Monday, December 13, 2010

A Coyote Blessing

A prospective new addition to NE this week: another participant, spending the week with us to see how NE might work for and with her. We met at Gazos beach again, our mission to get to know individual coyotes using the five measurements: length and width of the front foot in a walk, length and width of the hind foot in a walk, and length of the stride in a direct register trot. We greeted the coyote tracks as we entered the beach, and got down to business. But before we'd gone along the coyote trails, we found this mystery:


The head was missing, and it had been long since eaten by it's killer and by insects. The shears on the wing feathers, though, looked fresher, with the inner part of the feather less weathered.


The foot, also, had been sheared clean through, as if by garden clippers. The inside of the bone was still red, while the rest of the soft tissues of the carcass had been weathered to brown or gray.


We found this creature along a coyote trail, where the canid had deviated from it's trot into a walk to approach the carcass, then resumed it's previous path and gait past the bird.


We found that and more mysteries on the dunes. We took measurements and sketched individual tracks. We worked past lunch, then the brain burn got to us.

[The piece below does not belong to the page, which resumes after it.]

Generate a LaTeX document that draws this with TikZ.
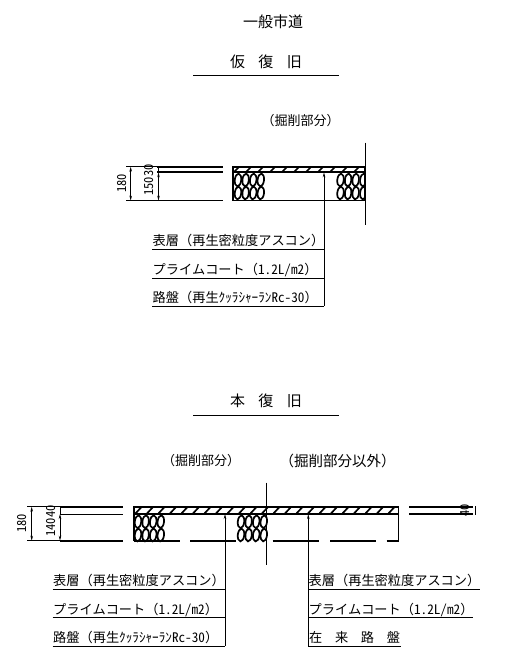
\documentclass[tikz,border=0pt]{standalone}
\usepackage{fontspec}
\setmainfont{Noto Sans CJK JP}
\newfontfamily\hwfont{Noto Sans CJK JP}[RawFeature=+hwid]
\usepackage{tikz}
\usetikzlibrary{arrows.meta}

\tikzset{
  titletext/.style={inner sep=0, font=\fontsize{15}{15}\selectfont},
  parttext/.style={inner sep=0, font=\fontsize{13}{13}\selectfont},
  layertext/.style={inner sep=0, anchor=base west, font=\fontsize{13.2}{13}\selectfont},
  dimtext/.style={inner sep=0, rotate=90, font=\fontsize{12.5}{12}\hwfont},
  heavy/.style={line width=1.7pt},
  thinline/.style={line width=0.8pt},
  dimline/.style={line width=0.6pt, {Stealth[length=5pt,width=2.5pt]}-{Stealth[length=5pt,width=2.5pt]}},
  stone/.style={line width=1.7pt}
}

% two rows of gravel from x=#1, rows at y=#2 and y=#3
\newcommand{\gravelrows}[3]{%
  \foreach \dx in {0,7.6,15.2,22.8} {
    \draw[stone] (#1+\dx,#2) ellipse[x radius=3.2, y radius=6.4, rotate=-6];
    \draw[stone] (#1+\dx,#3) ellipse[x radius=3.2, y radius=6.4, rotate=-6];
  }%
}

\begin{document}
\begin{tikzpicture}[x=1pt, y=-1pt]
  \useasboundingbox (0,0) rectangle (509,652);

  % titles
  \node[titletext] (general) at (273,22) {一般市道};
  \node[titletext] (temporary) at (266,62) {仮\hspace{0.9em}復\hspace{0.9em}旧};
  \node[titletext] (permanent) at (266,401) {本\hspace{0.9em}復\hspace{0.9em}旧};
  \draw[thinline] (193,75) -- (339,75);
  \draw[thinline] (193,415) -- (339,415);

  % upper section
  \node[parttext] (digA) at (300.5,120.5) {（掘削部分）};
  \draw[heavy] (157,166.7) -- (222.7,166.7);
  \draw[thinline] (126,166.7) -- (157,166.7);
  \draw[heavy] (157,172.3) -- (222.7,172.3);
  \draw[heavy] (157,200.6) -- (222.7,200.6);
  \draw[thinline] (126,200.6) -- (157,200.6);
  \draw[dimline] (130.7,166.7) -- (130.7,200.6);
  \draw[dimline] (158.5,172.3) -- (158.5,200.6);
  \draw[thinline] (158.5,166.7) -- (158.5,172.3);
  \node[dimtext] (dimAtotal) at (122,183.5) {180};
  \node[dimtext] (dimAbase) at (149.5,186.5) {150};
  \node[dimtext] (dimAtop) at (149.5,170.5) {30};

  \draw[heavy] (233,166.7) rectangle (365,200.6);
  \draw[heavy] (233,172.3) -- (365,172.3);
  \foreach \x in {233,245,...,353}
    \draw[heavy] (\x+1,172) -- (\x+6,167);
  \begin{scope}
    \clip (233,167) rectangle (365,200);
    \gravelrows{238}{180}{193}
    \gravelrows{340.5}{180}{193}
  \end{scope}
  \draw[thinline] (365,142.7) -- (365,225);

  \coordinate (leadA) at (324,172.3);
  \coordinate (leadAend) at (324,306);
  \draw[thinline, {Stealth[length=5pt,width=2.5pt]}-] (leadA) -- (leadAend);

  \node[layertext] (surfA) at (152.5,245.5) {表層（再生密粒度アスコン）};
  \node[layertext] (primeA) at (152.5,274) {プライムコート（{\hwfont 1.2L/m2}）};
  \node[layertext] (baseA) at (152.5,302) {路盤（再生ｸｯﾗｼｬｰﾗﾝ{\hwfont Rc-30}）};
  \draw[thinline] (152,249.3) -- (323.5,249.3);
  \draw[thinline] (152,278) -- (323.5,278);
  \draw[thinline] (152,306) -- (leadAend);

  % lower section
  \node[parttext] (digB) at (201,460.5) {（掘削部分）};
  \node[parttext, font=\fontsize{14.5}{14}\selectfont] (ndigB) at (337.5,460.5) {（掘削部分以外）};
  \draw[thinline] (27,506.7) -- (60,506.7);
  \draw[thinline] (27,540.7) -- (60,540.7);
  \draw[heavy] (60,506.7) -- (123,506.7);
  \draw[thinline] (60,514) -- (123,514);
  \draw[heavy] (60,540.7) -- (123,540.7);
  \draw[dimline] (31.7,506.7) -- (31.7,540.7);
  \draw[dimline] (60,514) -- (60,540.7);
  \draw[thinline] (60,506.7) -- (60,514);
  \node[dimtext] (dimBtotal) at (22,523.5) {180};
  \node[dimtext] (dimBbase) at (51.5,527.5) {140};
  \node[dimtext] (dimBtop) at (51.5,511) {40};

  \draw[heavy] (134,506.7) -- (398.5,506.7);
  \draw[heavy] (134,514) -- (398.5,514);
  \foreach \x in {135,146.5,...,390}
    \draw[heavy] (\x,514) -- (\x+6.5,507);
  \draw[heavy] (134,506) -- (134,541);
  \draw[heavy] (398.5,506) -- (398.5,541);
  \gravelrows{138}{521.7}{535}
  \gravelrows{241}{521.7}{535}
  \draw[heavy] (134,540.7) -- (180,540.7);
  \draw[heavy] (190,540.7) -- (236,540.7);
  \draw[heavy] (272.7,540.7) -- (319,540.7);
  \draw[heavy] (330,540.7) -- (376,540.7);
  \draw[heavy] (386.7,540.7) -- (398.5,540.7);
  \draw[thinline] (266,482.7) -- (266,565);

  \draw[heavy] (409,506.7) -- (473,506.7);
  \draw[heavy] (409,514) -- (473,514);
  \draw[heavy] (475.5,506) -- (475.5,515);
  \draw[thinline, -{Stealth[length=5pt,width=2.5pt]}] (473,514) -- (461,514);
  \node[dimtext] (dimBright) at (465,510) {40};

  \coordinate (leadB) at (225,514);
  \coordinate (leadBend) at (225,646);
  \coordinate (leadC) at (308.3,514);
  \coordinate (leadCend) at (308.3,646);
  \draw[thinline, {Stealth[length=5pt,width=2.5pt]}-] (leadB) -- (leadBend);
  \draw[thinline, {Stealth[length=5pt,width=2.5pt]}-] (leadC) -- (leadCend);

  \node[layertext] (surfB) at (53,585.5) {表層（再生密粒度アスコン）};
  \node[layertext] (primeB) at (53,614) {プライムコート（{\hwfont 1.2L/m2}）};
  \node[layertext] (baseB) at (53,642) {路盤（再生ｸｯﾗｼｬｰﾗﾝ{\hwfont Rc-30}）};
  \draw[thinline] (52.7,589.3) -- (225,589.3);
  \draw[thinline] (52.7,617.7) -- (225,617.7);
  \draw[thinline] (52.7,646) -- (leadBend);

  \node[layertext] (surfC) at (308.5,585.5) {表層（再生密粒度アスコン）};
  \node[layertext] (primeC) at (308.5,614) {プライムコート（{\hwfont 1.2L/m2}）};
  \node[layertext] (baseC) at (309,642) {在\hspace{0.96em}来\hspace{0.96em}路\hspace{0.96em}盤};
  \draw[thinline] (308.3,589.3) -- (480,589.3);
  \draw[thinline] (308.3,617.7) -- (473,617.7);
  \draw[thinline] (leadCend) -- (400.7,646);
\end{tikzpicture}
\end{document}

One by one we dropped our journals, our measuring tapes, and our pencils. One of our number stripped to his shorts and took a swim in the surf. Another lay down and considered the sand and the sky. Two others had already wandered off in pursuit of a raccoon trail. I sat down and ate my lunch.

After our interlude, we came back together to play the cluster tracking game. Once we finished and were about to start up the beach, someone shouted "look!" We all looked up at the trailhead in time to see the coyote bouncing down the trail in a neat side trot. He zigged and zagged, looked nervously over his shoulder, and showed off many of the other behaviors we had been tracking! When he disappeared into the dunes we rushed over to find his tracks, shouting our thanks to the coyote.

Later around the fire, we talked with our prospective new member about the Native Eyes experience, and about the day. I was in conversation with the new person about how our group has tracked together for ten weeks now. We've seen eachother hit walls already. But it probably wouldn't take long for her to mesh with us-- we were crying in front of eachother on the first day.

Jon joined us at the fire and also took up conversation with our newcomer. I'll try to summarize the conversation.

In Native Eyes, we cry easy and we laugh easy too. Our journeys into connection with nature bring us into contact with powerful experiences that are our birthright. These powerful experiences make us quick to laugh, celebrate, give thanks, and make fun. For most of us, these experiences were stripped from our cultures in violent conquests generations ago. So this understanding also brings us into generations-old grief over what we have lost. For many of us that grief is close to the surface and can easily spill over in tears.

People may expect this program to work within the conqueror model of education that prevails through most of our culture. Compromise with the conqueror model helps those of us who grew up conquered stave off the grief of realizing what we've missed. But it also keeps us from the powerful nature connection experiences that give us back what we've been missing. Native Eyes is one program where they won't compromise. They notice that grief comes up, and keep up the coyote mentoring anyway.